Take for example our Global Alliance Lead, who shared with me his story of coming to Canada as an immigrant, building a business, and eventually joining this firm. He spoke about the importance of being curious, building experience, and asking “Why?”. The latter point particularly stuck with me. By asking “Why is that?” a few times over, you can quickly get at a person’s motivation and perspectives. Maybe they’re talking about this because they’re genuinely curious, maybe they feel they need to, maybe they don’t even know why this is important. Each situation is handled very differently, and understanding which, simply by asking “Why?”, gives you the opportunity to provide answers that truly matter to the person.
My chats have also shown me the power of a strong network. The last question I ask on every call is “Who should I chat with next?”. It’s a great way to grow my list, and meet people who are relevant to the interests I’ve shared so far. But it’s also been an important avenue to meeting some busy people who otherwise might not have made the time for a chat with me. I’ve gotten to connect with Senior Managers and Partners in a completely different area of the firm just because someone was willing to make an introduction for me. I’ve had calls completely turn my favour once we found a mutual connection; “Oh your coach is X? I did my MBA with X, they’re great! If you’re a friend of X, I’m sure I could see what I can do!”. Strong networks have opened doors I couldn’t have imagined otherwise!
Effective communication can mean a lot of different things, depending on the audience. Or so my SPCOM prof would say. But it’s become more and more true in the various roles I’ve taken on in the past. Tailoring communication to your audience, putting yourself in their shoes, and practicing empathy can make a big difference.
However, this new role has pushed me to take this to a whole new level. Part of my responsibilities includes sending status updates and preparing slides for executives at our client, including the CEO, CFO, CIO, and various SVPs. It sure isn’t trivial to put myself in their shoes, but it’s been an interesting challenge to try.
In my experience, these stakeholders care about hitting our project targets, and ensuring the right resources are available to reach them. When there’s a risk to our timelines, they care more about how we can fix it (our “path to green”), than the details on what caused it. In a way, it’s a refreshing results-driven mindset. To me, Executive-Level Communication means embracing that mindset.
Software at Scale
If you’ve taken a glance through my LinkedIn, it might be easy at first to miss that alongside my interest in business strategy, I also have a passion for tech. I first learned how to code in middle school, and it’s a skill I’m come to find handy every since. Especially as I pursue my degree in Computer Science.

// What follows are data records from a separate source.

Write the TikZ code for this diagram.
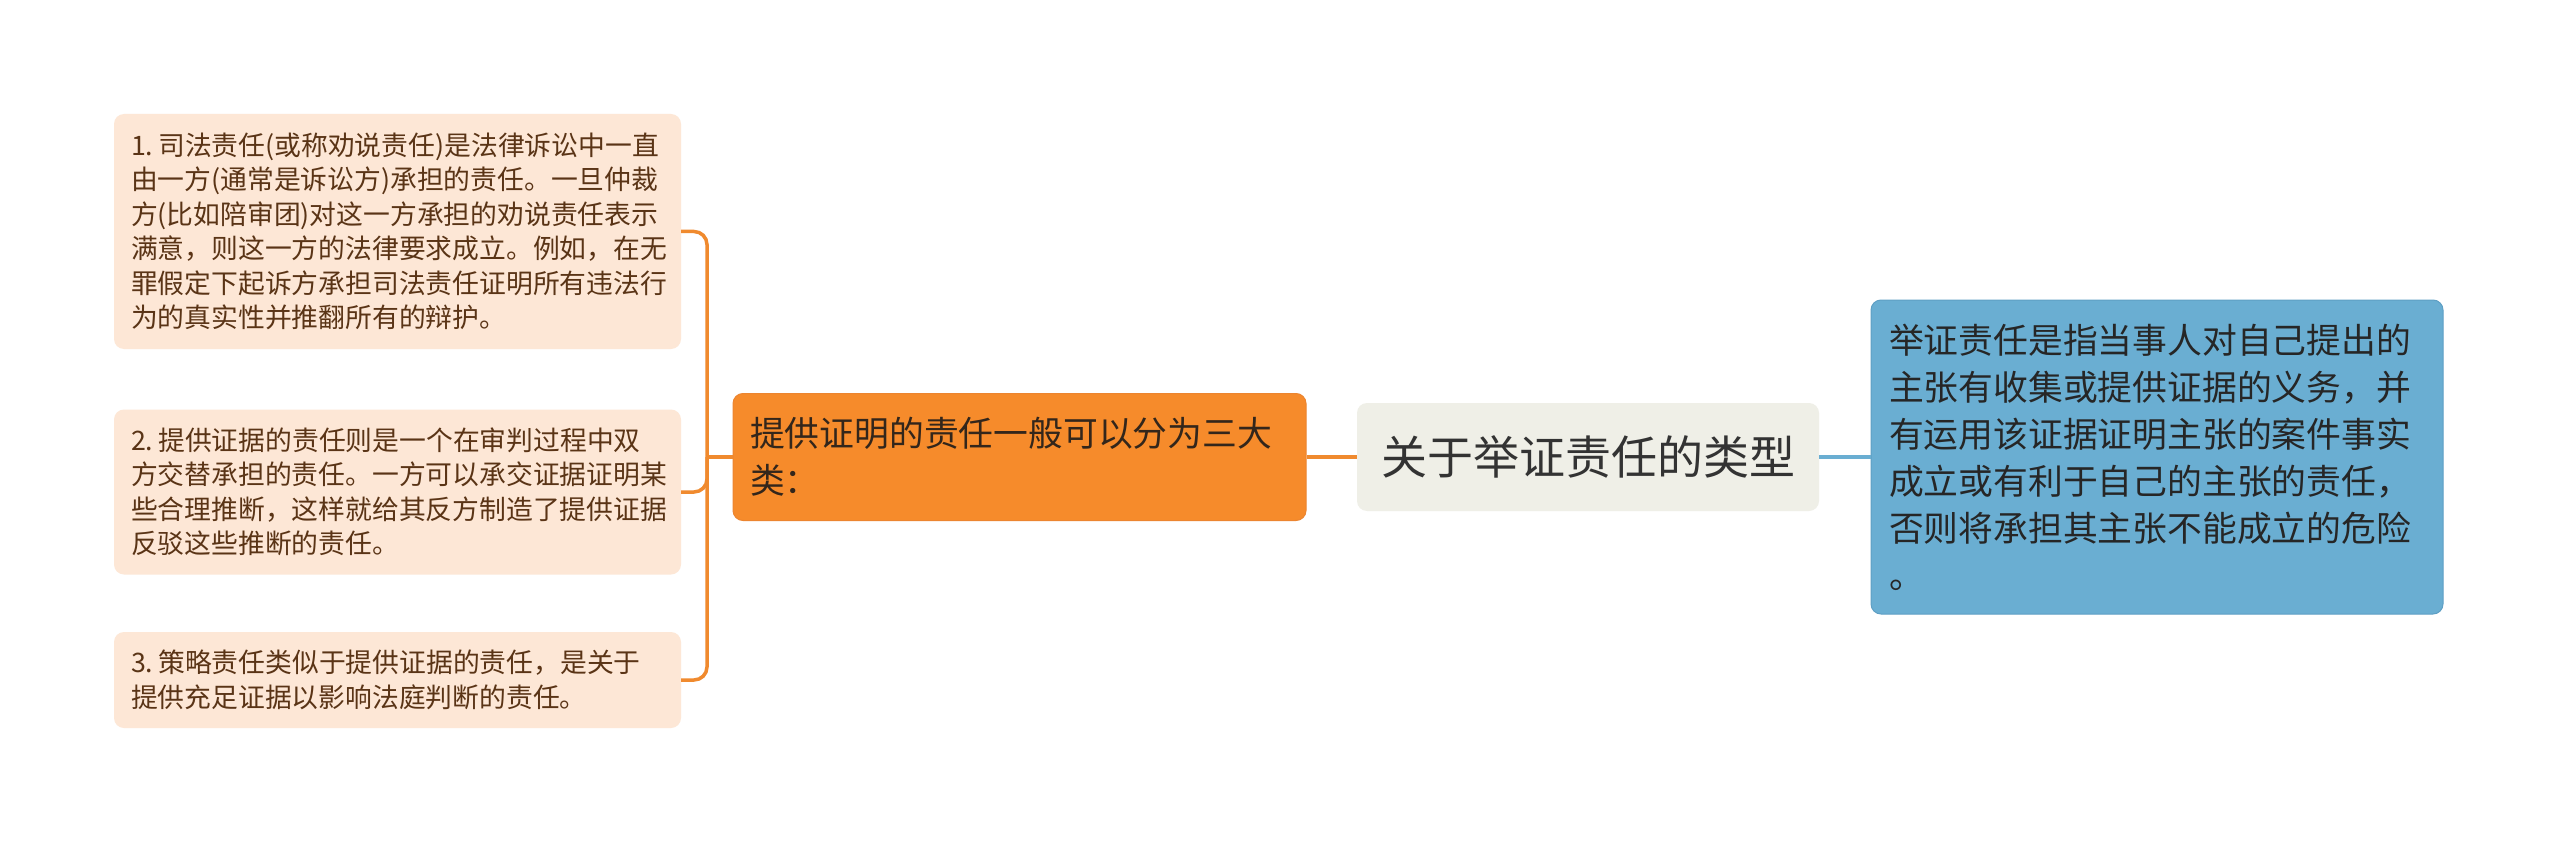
\documentclass[tikz,border=0pt]{standalone}
\usepackage{fontspec}
\setmainfont{Noto Sans CJK SC}
\definecolor{leaffill}{HTML}{FDE7D6}
\definecolor{leaftext}{HTML}{5A3416}
\definecolor{orfill}{HTML}{F68B2B}
\definecolor{ordraw}{HTML}{EC8530}
\definecolor{ortext}{HTML}{33261B}
\definecolor{rootfill}{HTML}{EFEFE7}
\definecolor{roottext}{HTML}{333333}
\definecolor{bluefill}{HTML}{6AAED2}
\definecolor{bluedraw}{HTML}{5E9FC4}
\definecolor{bluetext}{HTML}{262626}
\definecolor{orline}{HTML}{F08A2E}
\definecolor{blline}{HTML}{6AAED2}
\begin{document}
\begin{tikzpicture}[x=1pt,y=-1pt,
  leaf/.style={fill=leaffill, rounded corners=10pt, text=leaftext, align=left,
    inner xsep=17pt, inner ysep=0pt, text width=533pt, minimum width=567pt,
    font=\fontsize{26.8pt}{34.5pt}\selectfont},
  sub/.style={fill=orfill, draw=ordraw, line width=1pt, rounded corners=10pt, text=ortext, align=left,
    inner xsep=17pt, inner ysep=0pt, text width=539pt, minimum width=573pt, minimum height=127pt,
    font=\fontsize{34.8pt}{47pt}\selectfont},
  rootbox/.style={fill=rootfill, rounded corners=10pt, text=roottext, align=center,
    inner sep=0pt, minimum width=462pt, minimum height=108pt,
    font=\fontsize{46pt}{54pt}\selectfont},
  desc/.style={fill=bluefill, draw=bluedraw, line width=1pt, rounded corners=10pt, text=bluetext, align=left,
    inner xsep=18pt, inner ysep=0pt, text width=536pt, minimum width=572pt, minimum height=314pt,
    font=\fontsize{34.8pt}{47pt}\selectfont},
  oline/.style={draw=orline, line width=3.5pt},
  bline/.style={draw=blline, line width=3.5pt}
]
\useasboundingbox (0,0) rectangle (2560,845);
\fill[white] (0,0) rectangle (2560,845);

\node[leaf, minimum height=235pt] (l1) at (397.5,231.5) {1.\hspace{5pt}司法责任(或称劝说责任)是法律诉讼中一直\\由一方(通常是诉讼方)承担的责任。一旦仲裁\\方(比如陪审团)对这一方承担的劝说责任表示\\满意，则这一方的法律要求成立。例如，在无\\罪假定下起诉方承担司法责任证明所有违法行\\为的真实性并推翻所有的辩护。};
\node[leaf, minimum height=165pt] (l2) at (397.5,492) {2.\hspace{5pt}提供证据的责任则是一个在审判过程中双\\方交替承担的责任。一方可以承交证据证明某\\些合理推断，这样就给其反方制造了提供证据\\反驳这些推断的责任。};
\node[leaf, minimum height=96pt] (l3) at (397.5,680) {3.\hspace{5pt}策略责任类似于提供证据的责任，是关于\\提供充足证据以影响法庭判断的责任。};

\node[sub] (sub) at (1019.5,457) {提供证明的责任一般可以分为三大\\类：};
\node[rootbox] (root) at (1588,457) {关于举证责任的类型};
\node[desc] (desc) at (2157,457) {举证责任是指当事人对自己提出的\\主张有收集或提供证据的义务，并\\有运用该证据证明主张的案件事实\\成立或有利于自己的主张的责任，\\否则将承担其主张不能成立的危险\\。};

\coordinate (jn) at (707,457);
\draw[oline] (sub.west) -- (jn);
\draw[oline, rounded corners=13pt] (jn) |- (l1.east);
\draw[oline, rounded corners=13pt] (jn) |- (l2.east);
\draw[oline, rounded corners=13pt] (jn) |- (l3.east);
\draw[oline] (root.west) -- (sub.east);
\draw[bline] (root.east) -- (desc.west);
\end{tikzpicture}
\end{document}
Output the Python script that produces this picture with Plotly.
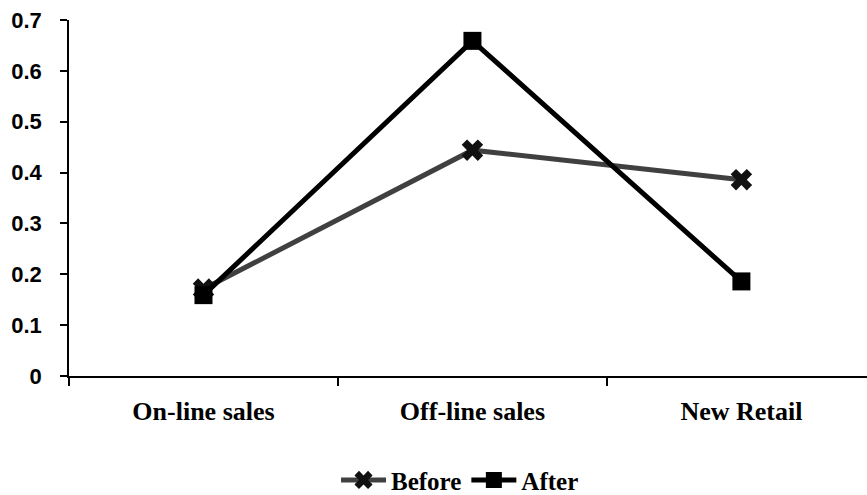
import plotly.graph_objects as go

categories = ["On-line sales", "Off-line sales", "New Retail"]
before_vals = [0.171, 0.444, 0.386]
after_vals = [0.159, 0.659, 0.186]
y_ticks = [0, 0.1, 0.2, 0.3, 0.4, 0.5, 0.6, 0.7]
y_tick_text = ["0", "0.1", "0.2", "0.3", "0.4", "0.5", "0.6", "0.7"]

fig = go.Figure()

fig.add_trace(go.Scatter(
    x=categories, y=before_vals, name="Before", mode="lines+markers",
    line=dict(color="#404040", width=5),
    marker=dict(symbol="x", size=19, color="#111111"),
))
fig.add_trace(go.Scatter(
    x=categories, y=after_vals, name="After", mode="lines+markers",
    line=dict(color="#000000", width=5),
    marker=dict(symbol="square", size=18, color="#000000"),
))

fig.update_layout(
    width=867, height=495,
    margin=dict(l=69, r=0, t=20, b=119, autoexpand=False),
    paper_bgcolor="white", plot_bgcolor="white",
    showlegend=True,
    legend=dict(
        orientation="h", x=0.49, xanchor="center", y=-0.228, yanchor="top",
        font=dict(family="Liberation Serif", size=25, color="#000000"),
        itemwidth=45, traceorder="normal",
    ),
    xaxis=dict(
        type="category", range=[-0.5, 2.467], automargin=False,
        tickson="boundaries", ticks="outside", ticklen=8, tickwidth=1.5,
        tickcolor="#000000", showline=True, linecolor="#000000", linewidth=1.5,
        showgrid=False, zeroline=False, ticklabelstandoff=11,
        tickfont=dict(family="Liberation Serif", size=26, color="#000000"),
    ),
    yaxis=dict(
        range=[0, 0.7], tickvals=y_ticks, ticktext=y_tick_text, automargin=False,
        ticks="outside", ticklen=7, tickwidth=1.5, tickcolor="#000000",
        showline=True, linecolor="#000000", linewidth=1.5,
        showgrid=False, zeroline=False, ticklabelstandoff=14,
        tickfont=dict(family="Liberation Sans", size=22, color="#000000"),
    ),
)
fig.update_yaxes(tickfont_weight="bold")
fig.update_xaxes(tickfont_weight="bold")
fig.update_layout(legend_font_weight="bold")

fig.write_html("out.html")
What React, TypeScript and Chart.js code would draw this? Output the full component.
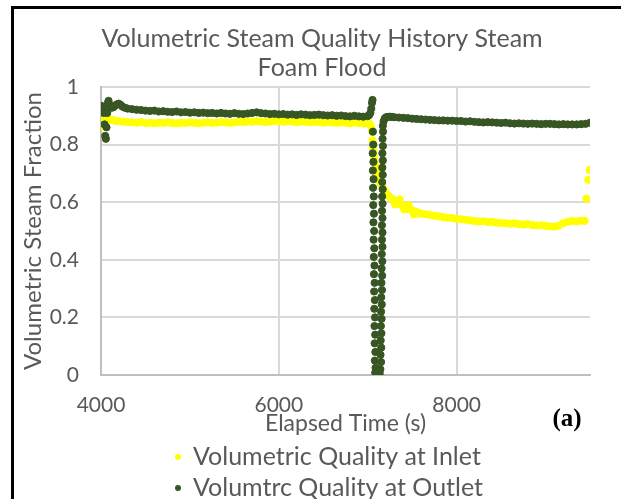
import React, { useEffect, useRef } from 'react';
import { Chart, registerables } from 'chart.js';

Chart.register(...registerables);

const chartTitle = ['Volumetric Steam Quality History Steam', 'Foam Flood'];
const xAxisTitle = 'Elapsed Time (s)';
const yAxisTitle = 'Volumetric Steam Fraction';
const panelLabel = '(a)';
const seriesNames = ['Volumetric Quality at Inlet', 'Volumtrc Quality at Outlet'];
const xTickValues = [4000, 6000, 8000];

const inletTime = [
  4000, 4005, 4012, 4020, 4030, 4045, 4060, 4080, 4100, 4125, 4150, 4175, 4200, 4250, 4300,
  4350, 4400, 4450, 4500, 4550, 4600, 4650, 4700, 4750, 4800, 4850, 4900, 4950, 5000,
  5050, 5100, 5150, 5200, 5250, 5300, 5350, 5400, 5450, 5500, 5550, 5600, 5650, 5700,
  5750, 5800, 5850, 5900, 5950, 6000, 6050, 6100, 6150, 6200, 6250, 6300, 6350, 6400,
  6450, 6500, 6550, 6600, 6650, 6700, 6750, 6800, 6850, 6900, 6950, 7000,
  7015, 7030, 7040, 7048, 7055, 7060, 7064, 7068, 7074, 7080, 7088, 7096, 7105, 7115,
  7125, 7135, 7145, 7155, 7165, 7178, 7190, 7205, 7220, 7240, 7260, 7280, 7300, 7310,
  7325, 7350, 7360, 7375, 7400, 7410, 7425, 7450, 7460, 7475, 7500, 7520, 7525, 7550,
  7575, 7600, 7650, 7700, 7750, 7800, 7850, 7900, 7950, 8000, 8050, 8100, 8150, 8200,
  8250, 8300, 8350, 8400, 8450, 8500, 8550, 8600, 8650, 8700, 8750, 8800, 8850, 8900,
  8950, 9000, 9050, 9100, 9150, 9200, 9250, 9300, 9350, 9400, 9440, 9460, 9480, 9495,
];
const inletValue = [
  0.862, 0.885, 0.905, 0.892, 0.878, 0.88, 0.886, 0.889, 0.887, 0.885, 0.884, 0.882, 0.881, 0.88, 0.878,
  0.877, 0.876, 0.878, 0.875, 0.876, 0.874, 0.876, 0.875, 0.877, 0.875, 0.874, 0.876, 0.875, 0.877,
  0.876, 0.874, 0.876, 0.877, 0.875, 0.876, 0.878, 0.877, 0.875, 0.877, 0.879, 0.878, 0.88, 0.879,
  0.881, 0.88, 0.878, 0.88, 0.882, 0.881, 0.879, 0.881, 0.88, 0.878, 0.88, 0.879, 0.877, 0.879,
  0.878, 0.876, 0.878, 0.877, 0.875, 0.877, 0.876, 0.874, 0.876, 0.875, 0.873, 0.875,
  0.873, 0.868, 0.86, 0.845, 0.815, 0.79, 0.775, 0.76, 0.745, 0.735, 0.722, 0.71, 0.7, 0.69,
  0.68, 0.672, 0.665, 0.66, 0.652, 0.645, 0.638, 0.632, 0.626, 0.62, 0.614, 0.61, 0.604, 0.592,
  0.6, 0.596, 0.61, 0.592, 0.585, 0.575, 0.582, 0.578, 0.59, 0.575, 0.571, 0.558, 0.568, 0.566,
  0.562, 0.56, 0.558, 0.556, 0.553, 0.551, 0.548, 0.546, 0.545, 0.542, 0.541, 0.539, 0.537, 0.535,
  0.533, 0.534, 0.531, 0.532, 0.529, 0.528, 0.527, 0.525, 0.527, 0.524, 0.522, 0.524, 0.521, 0.519,
  0.52, 0.518, 0.516, 0.515, 0.519, 0.527, 0.532, 0.535, 0.533, 0.536, 0.535, 0.612, 0.678, 0.712,
];

const outletTime = [
  4000, 4010, 4020, 4030, 4040, 4048, 4055, 4062, 4070, 4078, 4085, 4092, 4100, 4120, 4140,
  4160, 4180, 4200, 4220, 4240, 4270, 4300,
  4350, 4400, 4450, 4500, 4550, 4600, 4650, 4700, 4750, 4800, 4850, 4900, 4950, 5000,
  5050, 5100, 5150, 5200, 5250, 5300, 5350, 5400, 5450, 5500, 5550, 5600, 5650, 5700,
  5750, 5800, 5850, 5900, 5950, 6000, 6050, 6100, 6150, 6200, 6250, 6300, 6350, 6400,
  6450, 6500, 6550, 6600, 6650, 6700, 6750, 6800, 6850, 6900, 6950, 7000,
  7015, 7030, 7040, 7048, 7054,
  7058, 7062, 7056, 7064, 7058, 7066, 7060, 7068, 7062, 7070, 7064, 7072, 7066, 7074,
  7068, 7076, 7070, 7078, 7072, 7080, 7074, 7082, 7076, 7084, 7078, 7086, 7080, 7088, 7084,
  7095, 7105, 7115, 7125, 7135,
  7142, 7150, 7144, 7152, 7146, 7154, 7148, 7156, 7150, 7158, 7152, 7160, 7154, 7162,
  7156, 7164, 7158, 7166, 7160, 7166, 7160, 7166, 7161, 7167, 7162, 7168, 7163, 7169,
  7164, 7170, 7165, 7171, 7167, 7172, 7170, 7178, 7190, 7205, 7225, 7250, 7275,
  7300, 7350, 7400, 7450, 7500, 7550, 7600, 7650, 7700, 7750, 7800, 7850, 7900, 7950,
  8000, 8050, 8100, 8150, 8200, 8250, 8300, 8350, 8400, 8450, 8500, 8550, 8600, 8650,
  8700, 8750, 8800, 8850, 8900, 8950, 9000, 9050, 9100, 9150, 9200, 9250, 9300, 9350,
  9400, 9450, 9500,
];
const outletValue = [
  0.935, 0.93, 0.925, 0.91, 0.87, 0.83, 0.82, 0.86, 0.91, 0.945, 0.952, 0.94, 0.932, 0.928, 0.93,
  0.936, 0.94, 0.942, 0.938, 0.932, 0.928, 0.925,
  0.923, 0.921, 0.92, 0.918, 0.917, 0.918, 0.915, 0.916, 0.914, 0.913, 0.915, 0.912, 0.913, 0.911,
  0.912, 0.91, 0.911, 0.909, 0.91, 0.908, 0.91, 0.908, 0.907, 0.909, 0.907, 0.906, 0.908, 0.91,
  0.912, 0.909, 0.908, 0.906, 0.907, 0.905, 0.906, 0.904, 0.905, 0.903, 0.905, 0.904, 0.902, 0.903,
  0.904, 0.902, 0.901, 0.902, 0.9, 0.901, 0.899, 0.898, 0.9, 0.898, 0.897, 0.899,
  0.902, 0.91, 0.925, 0.945, 0.955,
  0.845, 0.8, 0.77, 0.74, 0.71, 0.68, 0.65, 0.62, 0.59, 0.56, 0.53, 0.5, 0.47, 0.44,
  0.41, 0.38, 0.35, 0.32, 0.29, 0.26, 0.23, 0.2, 0.17, 0.14, 0.11, 0.08, 0.05, 0.025, 0.008,
  0.004, 0.006, 0.004, 0.006, 0.005,
  0.02, 0.045, 0.07, 0.095, 0.12, 0.145, 0.17, 0.195, 0.22, 0.245, 0.27, 0.295, 0.32, 0.345,
  0.37, 0.395, 0.42, 0.445, 0.47, 0.495, 0.52, 0.545, 0.57, 0.595, 0.62, 0.645, 0.67, 0.695,
  0.72, 0.745, 0.77, 0.795, 0.82, 0.845, 0.865, 0.88, 0.89, 0.895, 0.896, 0.897, 0.896,
  0.895, 0.894, 0.893, 0.892, 0.89, 0.889, 0.888, 0.887, 0.886, 0.885, 0.884, 0.884, 0.883, 0.883,
  0.882, 0.882, 0.88, 0.881, 0.879, 0.878, 0.877, 0.878, 0.877, 0.876, 0.875, 0.876, 0.874, 0.873,
  0.874, 0.873, 0.872, 0.873, 0.872, 0.871, 0.872, 0.872, 0.871, 0.87, 0.871, 0.87, 0.87, 0.87,
  0.871, 0.872, 0.876,
];

const inletColor = '#FFFF00';
const outletColor = '#375623';
const textColor = '#595959';
const FONT = 'Lato';

const pairs = (xs: number[], ys: number[]) => xs.map((x, i) => ({ x, y: ys[i] }));

const decorPlugin = {
  id: 'decor',
  beforeDraw(chart: any) {
    const { ctx, width, height } = chart;
    ctx.save();
    ctx.fillStyle = '#ffffff';
    ctx.fillRect(0, 0, width, height);
    ctx.fillStyle = '#000000';
    ctx.fillRect(11, 6, 3, height - 6);
    ctx.fillRect(11, 6, width - 11, 3);
    ctx.restore();
  },
  afterDraw(chart: any) {
    const { ctx } = chart;
    ctx.save();
    chart.data.datasets.forEach((ds: any, i: number) => {
      const y = 457 + i * 31;
      ctx.beginPath();
      ctx.fillStyle = ds.backgroundColor;
      ctx.arc(178, y, 3, 0, Math.PI * 2);
      ctx.fill();
      ctx.fillStyle = textColor;
      ctx.font = `25px ${FONT}`;
      ctx.textBaseline = 'middle';
      ctx.textAlign = 'left';
      ctx.fillText(ds.label, 193, y);
    });
    ctx.fillStyle = '#000';
    ctx.font = 'bold 25px "Liberation Serif"';
    ctx.textAlign = 'center';
    ctx.textBaseline = 'middle';
    ctx.fillText(panelLabel, 567, 420);
    ctx.restore();
  },
};

export default function App() {
  const ref = useRef<HTMLCanvasElement>(null);
  useEffect(() => {
    const chart = new Chart(ref.current as HTMLCanvasElement, {
      type: 'scatter',
      data: {
        datasets: [
          {
            label: seriesNames[0],
            data: pairs(inletTime, inletValue),
            backgroundColor: inletColor,
            borderColor: inletColor,
            pointRadius: 3.6,
            pointBorderWidth: 1,
            order: 1,
          },
          {
            label: seriesNames[1],
            data: pairs(outletTime, outletValue),
            backgroundColor: outletColor,
            borderColor: outletColor,
            pointRadius: 3.6,
            pointBorderWidth: 1,
            order: 0,
          },
        ],
      },
      options: {
        responsive: false,
        animation: false,
        layout: { padding: { left: 23, right: 0, top: 0, bottom: 64 } },
        plugins: {
          legend: { display: false },
          tooltip: { enabled: false },
          title: {
            display: true,
            text: chartTitle,
            color: textColor,
            font: { family: FONT, size: 25, weight: 'normal', lineHeight: 1.16 },
            padding: { top: 24, bottom: 5 },
          },
        },
        scales: {
          x: {
            type: 'linear',
            min: 4000,
            max: 9500,
            afterBuildTicks: (axis: any) => {
              axis.ticks = xTickValues.map((v) => ({ value: v }));
            },
            afterFit: (s: any) => {
              s.height = 60;
            },
            ticks: {
              color: textColor,
              font: { family: FONT, size: 21 },
              padding: 18,
              maxRotation: 0,
              callback: (v: any) => String(v),
            },
            grid: { color: '#d9d9d9', lineWidth: 2, drawTicks: false },
            border: { color: '#bfbfbf', width: 2 },
            title: {
              display: true,
              text: xAxisTitle,
              color: textColor,
              font: { family: FONT, size: 23, lineHeight: 1.2 },
              padding: { top: 0, bottom: -2 },
            },
          },
          y: {
            min: 0,
            max: 1,
            afterFit: (s: any) => {
              s.width = 78;
            },
            ticks: {
              stepSize: 0.2,
              color: textColor,
              font: { family: FONT, size: 21 },
              padding: 22,
              callback: (v: any) => String(Number(Number(v).toFixed(1))),
            },
            grid: { color: '#d9d9d9', lineWidth: 2, drawTicks: false },
            border: { color: '#bfbfbf', width: 2 },
            title: {
              display: true,
              text: yAxisTitle,
              color: textColor,
              font: { family: FONT, size: 24, lineHeight: 1.2 },
              padding: { top: -4, bottom: 0 },
            },
          },
          yRight: {
            position: 'right',
            display: true,
            afterFit: (s: any) => {
              s.width = 31;
            },
            ticks: { display: false },
            grid: { display: false, drawOnChartArea: false, drawTicks: false },
            border: { display: false },
          },
        },
      },
      plugins: [decorPlugin],
    } as any);
    return () => chart.destroy();
  }, []);
  return (
    <div style={{ position: 'fixed', left: 0, top: 0, width: 621, height: 499, background: '#fff' }}>
      <canvas ref={ref} width={621} height={499} style={{ display: 'block', width: 621, height: 499 }} />
    </div>
  );
}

Often when I’m learning in the classroom, I’m looking for the applications of each lesson. Last semester, I took my first algorithms course, where we explored how to architect software solutions that were the most optimal solutions for a given problem. In particular, we focused on designing code that would run quickly and efficiently at scale.
But as I learned more about this, I struggled with how it would apply to my life. After all, I wouldn’t be writing code meant for massive systems where this speed was necessary. And if I ever did, I could learn then, right? Moreover, did any undergraduate computer science student really need to know the absolute most optimal approach this early in their career, especially when cloud compute power is so readily available these days?
It took coming to this co-op to learn why anyone who writes code should know their way around algorithm design. In the first few weeks of my term, I was onboarded onto a project management platform that was horrendously slow. It took less than a day to see that this was a major bottleneck in our project’s success. In fact, soon after I joined we switched to a new tool since even our client saw the impact this was having.
This tool worked great for other projects. Our teams and our clients loved it. But as soon as our project plan grew and grew and grew, it started to break down to unusable speeds. Somewhere out there, there’s a software developer who built a part of this tool and chose a slightly less-than-optimal solution with the assumption that it’d never be used at such a large scale. As someone who builds software myself, it’s a lesson that’s stuck with me. You never fully know where and how your code will be used, and choosing to go the easy way instead of the right way can cause trouble later that you couldn’t foresee now.